I wonder how Mr Hiroshi Tamura Skyline designer? would react to seeing these skylines?


----------



## spudgun (Sep 3, 2001)

my twopence worth..
the car in question is actually in the area i live, and from afar (about half a mile) it looks ok. ive driven past it before, and my girlfriend had to ask if it was a 33, i looked twice and thought yeah it is but when you see it close up in the max power pics, the panel gaps are dreadful, the airbrushing not all that, and it looks bloated. the arches dont seem to fit with the rest of the car, they look 'wrong'. the guy obviously loves his car, has spent a huge wad on it, and at least he's had the engine worked on, which is a good thing i suppose having to cart that extra weight about.

i think the chavs at mcdonalds will love it, dunno about everyone else though


----------



## Durzel (Dec 5, 2001)

Jim27 said:


> Yeah I agree - I don't like the air scoops and wouldn't have them on my own car. But I *do* like the blue stripes. In the few months I've had my Skyline I've come to consider this forum as a great place with lots of helpful and knowledgeable members all of whom seem to be rational, intelligent and enthusiastic individuals.

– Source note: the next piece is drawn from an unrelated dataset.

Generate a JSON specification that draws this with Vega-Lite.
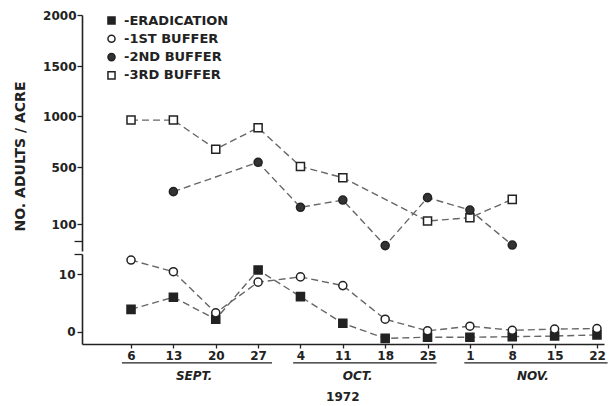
{
  "$schema": "https://vega.github.io/schema/vega-lite/v6.json",
  "background": "white",
  "padding": {"left": 13, "top": 9, "right": 5, "bottom": 0},
  "bounds": "flush",
  "spacing": 13,
  "datasets": {
    "upper": [
      {"date": "1972-09-06", "series": "3RD BUFFER", "n": 960},
      {"date": "1972-09-13", "series": "3RD BUFFER", "n": 960},
      {"date": "1972-09-20", "series": "3RD BUFFER", "n": 674},
      {"date": "1972-09-27", "series": "3RD BUFFER", "n": 885},
      {"date": "1972-10-04", "series": "3RD BUFFER", "n": 505},
      {"date": "1972-10-11", "series": "3RD BUFFER", "n": 425},
      {"date": "1972-10-25", "series": "3RD BUFFER", "n": 121},
      {"date": "1972-11-01", "series": "3RD BUFFER", "n": 144},
      {"date": "1972-11-08", "series": "3RD BUFFER", "n": 273},
      {"date": "1972-09-13", "series": "2ND BUFFER", "n": 327},
      {"date": "1972-09-27", "series": "2ND BUFFER", "n": 546},
      {"date": "1972-10-04", "series": "2ND BUFFER", "n": 217},
      {"date": "1972-10-11", "series": "2ND BUFFER", "n": 268},
      {"date": "1972-10-18", "series": "2ND BUFFER", "n": 20},
      {"date": "1972-10-25", "series": "2ND BUFFER", "n": 285},
      {"date": "1972-11-01", "series": "2ND BUFFER", "n": 198},
      {"date": "1972-11-08", "series": "2ND BUFFER", "n": 22}
    ],
    "lower": [
      {"date": "1972-09-06", "series": "ERADICATION", "n": 3.9},
      {"date": "1972-09-13", "series": "ERADICATION", "n": 6.0},
      {"date": "1972-09-20", "series": "ERADICATION", "n": 2.2},
      {"date": "1972-09-27", "series": "ERADICATION", "n": 10.7},
      {"date": "1972-10-04", "series": "ERADICATION", "n": 6.1},
      {"date": "1972-10-11", "series": "ERADICATION", "n": 1.5},
      {"date": "1972-10-18", "series": "ERADICATION", "n": -1.1},
      {"date": "1972-10-25", "series": "ERADICATION", "n": -0.9},
      {"date": "1972-11-01", "series": "ERADICATION", "n": -0.9},
      {"date": "1972-11-08", "series": "ERADICATION", "n": -0.8},
      {"date": "1972-11-15", "series": "ERADICATION", "n": -0.7},
      {"date": "1972-11-22", "series": "ERADICATION", "n": -0.5},
      {"date": "1972-09-06", "series": "1ST BUFFER", "n": 12.4},
      {"date": "1972-09-13", "series": "1ST BUFFER", "n": 10.4},
      {"date": "1972-09-20", "series": "1ST BUFFER", "n": 3.3},
      {"date": "1972-09-27", "series": "1ST BUFFER", "n": 8.6},
      {"date": "1972-10-04", "series": "1ST BUFFER", "n": 9.5},
      {"date": "1972-10-11", "series": "1ST BUFFER", "n": 8.0},
      {"date": "1972-10-18", "series": "1ST BUFFER", "n": 2.2},
      {"date": "1972-10-25", "series": "1ST BUFFER", "n": 0.2},
      {"date": "1972-11-01", "series": "1ST BUFFER", "n": 1.0},
      {"date": "1972-11-08", "series": "1ST BUFFER", "n": 0.3},
      {"date": "1972-11-15", "series": "1ST BUFFER", "n": 0.5},
      {"date": "1972-11-22", "series": "1ST BUFFER", "n": 0.6}
    ],
    "months": [
      {"label": "SEPT.", "start": "1972-09-04T12:00:00Z", "end": "1972-09-29T07:00:00Z", "mid": "1972-09-16T10:00:00Z"},
      {"label": "OCT.", "start": "1972-10-02T19:00:00Z", "end": "1972-10-26T12:00:00Z", "mid": "1972-10-13T11:00:00Z"},
      {"label": "NOV.", "start": "1972-10-31T02:00:00Z", "end": "1972-11-23T18:00:00Z", "mid": "1972-11-11T10:00:00Z"}
    ],
    "year": [
      {"label": "1972", "mid": "1972-10-11T00:00:00Z"}
    ]
  },
  "resolve": {"scale": {"shape": "independent", "fill": "independent", "stroke": "independent"}, "legend": {"shape": "independent", "fill": "independent", "stroke": "independent"}},
  "vconcat": [
    {
      "width": 522,
      "height": 226,
      "data": {"name": "upper"},
      "layer": [
        {
          "mark": {"type": "line", "stroke": "#666", "strokeWidth": 1.4, "strokeDash": [7, 4]},
          "encoding": {
            "x": {"field": "date", "type": "temporal", "scale": {"type": "utc", "domain": [{"year": 1972, "month": 8, "date": 28, "hours": 21, "minutes": 36, "utc": true}, {"year": 1972, "month": 11, "date": 23, "hours": 3, "minutes": 50, "utc": true}]}, "axis": null},
            "y": {
              "field": "n", "type": "quantitative",
              "scale": {"domain": [0, 100, 500, 1000, 1500, 2000], "range": [236, 209, 152, 101, 51, 0], "nice": false, "zero": false},
              "axis": {
                "values": [37, 100, 500, 1000, 1500, 2000],
                "format": "d",
                "labelExpr": "datum.value < 50 ? '' : datum.label",
                "tickSize": {"condition": {"test": "datum.value < 50", "value": 8}, "value": 5},
                "labelPadding": 1,
                "title": "NO.   ADULTS   /   ACRE",
                "titleFontSize": 14,
                "titleFontWeight": "bold",
                "titleColor": "#222",
                "titleX": -62,
                "titleY": 141,
                "titleAlign": "center",
                "titleBaseline": "middle",
                "titleAngle": -90
              }
            },
            "detail": {"field": "series"}
          }
        },
        {
          "mark": {"type": "point", "strokeWidth": 1.5, "opacity": 1, "size": 65},
          "encoding": {
            "x": {"field": "date", "type": "temporal"},
            "y": {"field": "n", "type": "quantitative"},
            "shape": {"field": "series", "type": "nominal",
              "scale": {"domain": ["ERADICATION", "1ST BUFFER", "2ND BUFFER", "3RD BUFFER"], "range": ["square", "circle", "circle", "square"]},
              "legend": {"orient": "none", "legendX": 23, "legendY": -1, "title": null, "labelExpr": "'-' + datum.label", "labelFont": "DejaVu Sans", "labelFontWeight": "bold", "labelFontSize": 13, "labelColor": "#222", "symbolSize": 50, "symbolStrokeWidth": 1.5, "rowPadding": 3.3, "labelOffset": 6, "padding": 0}},
            "fill": {"field": "series", "type": "nominal",
              "scale": {"domain": ["ERADICATION", "1ST BUFFER", "2ND BUFFER", "3RD BUFFER"], "range": ["#222", "#ffffff", "#333", "#ffffff"]},
              "legend": {"orient": "none", "legendX": 23, "legendY": -1, "title": null, "labelExpr": "'-' + datum.label", "labelFont": "DejaVu Sans", "labelFontWeight": "bold", "labelFontSize": 13, "labelColor": "#222", "symbolSize": 50, "symbolStrokeWidth": 1.5, "rowPadding": 3.3, "labelOffset": 6, "padding": 0}},
            "stroke": {"field": "series", "type": "nominal",
              "scale": {"domain": ["ERADICATION", "1ST BUFFER", "2ND BUFFER", "3RD BUFFER"], "range": ["#222", "#222", "#222", "#222"]},
              "legend": {"orient": "none", "legendX": 23, "legendY": -1, "title": null, "labelExpr": "'-' + datum.label", "labelFont": "DejaVu Sans", "labelFontWeight": "bold", "labelFontSize": 13, "labelColor": "#222", "symbolSize": 50, "symbolStrokeWidth": 1.5, "rowPadding": 3.3, "labelOffset": 6, "padding": 0}}
          }
        }
      ]
    },
    {
      "width": 522,
      "height": 90,
      "data": {"name": "lower"},
      "layer": [
        {
          "mark": {"type": "line", "stroke": "#666", "strokeWidth": 1.4, "strokeDash": [7, 4]},
          "encoding": {
            "x": {"field": "date", "type": "temporal", "scale": {"type": "utc", "domain": [{"year": 1972, "month": 8, "date": 28, "hours": 21, "minutes": 36, "utc": true}, {"year": 1972, "month": 11, "date": 23, "hours": 3, "minutes": 50, "utc": true}]},
              "axis": {
                "values": [
                  {"year": 1972, "month": 9, "date": 6, "utc": true},
                  {"year": 1972, "month": 9, "date": 13, "utc": true},
                  {"year": 1972, "month": 9, "date": 20, "utc": true},
                  {"year": 1972, "month": 9, "date": 27, "utc": true},
                  {"year": 1972, "month": 10, "date": 4, "utc": true},
                  {"year": 1972, "month": 10, "date": 11, "utc": true},
                  {"year": 1972, "month": 10, "date": 18, "utc": true},
                  {"year": 1972, "month": 10, "date": 25, "utc": true},
                  {"year": 1972, "month": 11, "date": 1, "utc": true},
                  {"year": 1972, "month": 11, "date": 8, "utc": true},
                  {"year": 1972, "month": 11, "date": 15, "utc": true},
                  {"year": 1972, "month": 11, "date": 22, "utc": true}
                ],
                "format": "%-d",
                "title": null,
                "tickSize": 4,
                "labelPadding": 2,
                "labelFlush": false,
                "labelOverlap": false
              }
            },
            "y": {
              "field": "n", "type": "quantitative",
              "scale": {"domain": [-2.07, 13.45], "nice": false, "zero": false},
              "axis": {
                "values": [0, 10, 13.45],
                "format": "d",
                "labelExpr": "datum.value > 11 ? '' : datum.label",
                "tickSize": {"condition": {"test": "datum.value > 11", "value": 8}, "value": 5},
                "labelPadding": 2,
                "title": null
              }
            },
            "detail": {"field": "series"}
          }
        },
        {
          "mark": {"type": "point", "stroke": "#222", "strokeWidth": 1.5, "opacity": 1, "size": 65},
          "encoding": {
            "x": {"field": "date", "type": "temporal"},
            "y": {"field": "n", "type": "quantitative"},
            "shape": {"field": "series", "type": "nominal",
              "scale": {"domain": ["ERADICATION", "1ST BUFFER", "2ND BUFFER", "3RD BUFFER"], "range": ["square", "circle", "circle", "square"]},
              "legend": null},
            "fill": {"field": "series", "type": "nominal",
              "scale": {"domain": ["ERADICATION", "1ST BUFFER", "2ND BUFFER", "3RD BUFFER"], "range": ["#222", "#ffffff", "#333", "#ffffff"]},
              "legend": null}
          }
        }
      ]
    },
    {
      "width": 522,
      "height": 45,
      "layer": [
        {
          "data": {"name": "months"},
          "mark": {"type": "rule", "stroke": "#222", "strokeWidth": 1.3},
          "encoding": {
            "x": {"field": "start", "type": "temporal", "scale": {"type": "utc", "domain": [{"year": 1972, "month": 8, "date": 28, "hours": 21, "minutes": 36, "utc": true}, {"year": 1972, "month": 11, "date": 23, "hours": 3, "minutes": 50, "utc": true}]}, "axis": null},
            "x2": {"field": "end"},
            "y": {"datum": 0.53, "type": "quantitative", "scale": {"domain": [0, 4], "reverse": true, "nice": false, "zero": false}, "axis": null}
          }
        },
        {
          "data": {"name": "months"},
          "mark": {"type": "text", "font": "DejaVu Sans", "fontWeight": "bold", "fontStyle": "italic", "fontSize": 12, "color": "#222", "baseline": "middle", "align": "center"},
          "encoding": {
            "x": {"field": "mid", "type": "temporal"},
            "y": {"datum": 1.69, "type": "quantitative"},
            "text": {"field": "label"}
          }
        },
        {
          "data": {"name": "year"},
          "mark": {"type": "text", "font": "DejaVu Sans", "fontWeight": "bold", "fontSize": 12, "color": "#222", "baseline": "middle", "align": "center"},
          "encoding": {
            "x": {"field": "mid", "type": "temporal"},
            "y": {"datum": 3.56, "type": "quantitative"},
            "text": {"field": "label"}
          }
        }
      ]
    }
  ],
  "config": {
    "font": "DejaVu Sans",
    "view": {"stroke": null},
    "axis": {
      "labelFont": "DejaVu Sans",
      "labelFontWeight": "bold",
      "labelFontSize": 12,
      "labelColor": "#222",
      "domainColor": "#222",
      "domainWidth": 1.6,
      "tickColor": "#222",
      "tickWidth": 1.3,
      "grid": false,
      "titleFont": "DejaVu Sans"
    }
  }
}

I just find it massively disappointing that people can be so quick to judge other people's efforts.
> 
> Fair enough to say "Not my cup of tea" or "I don't like it" but to say that it's a piece of shit is taking it a bit too far. Like I said, I may express my dislike of what you do with your car but I will always respect the hard work and the QUALITY of work, even if the finished piece isn't to my taste. Just 'cos you don't like it doesn't mean that it's a piece of shit. Unless, of course, you think everyone should do the same things with their cars.
> 
> Variety is the spice of life...


Why should I mince my words? I call it how I see it. Just because I think its a horrendous POS doesn't mean to say it "is". I think it's hideous, why should I lie and say something I don't mean like "each to their own" ?

If it makes you feel better I respect the amount of work and money the bloke has thrown at other people to make his car look like a total mess. I tip my hat to his respect and admiration for the marque and what it stands for, and only wish someday I could be blessed with the creative zen genius he obviously has.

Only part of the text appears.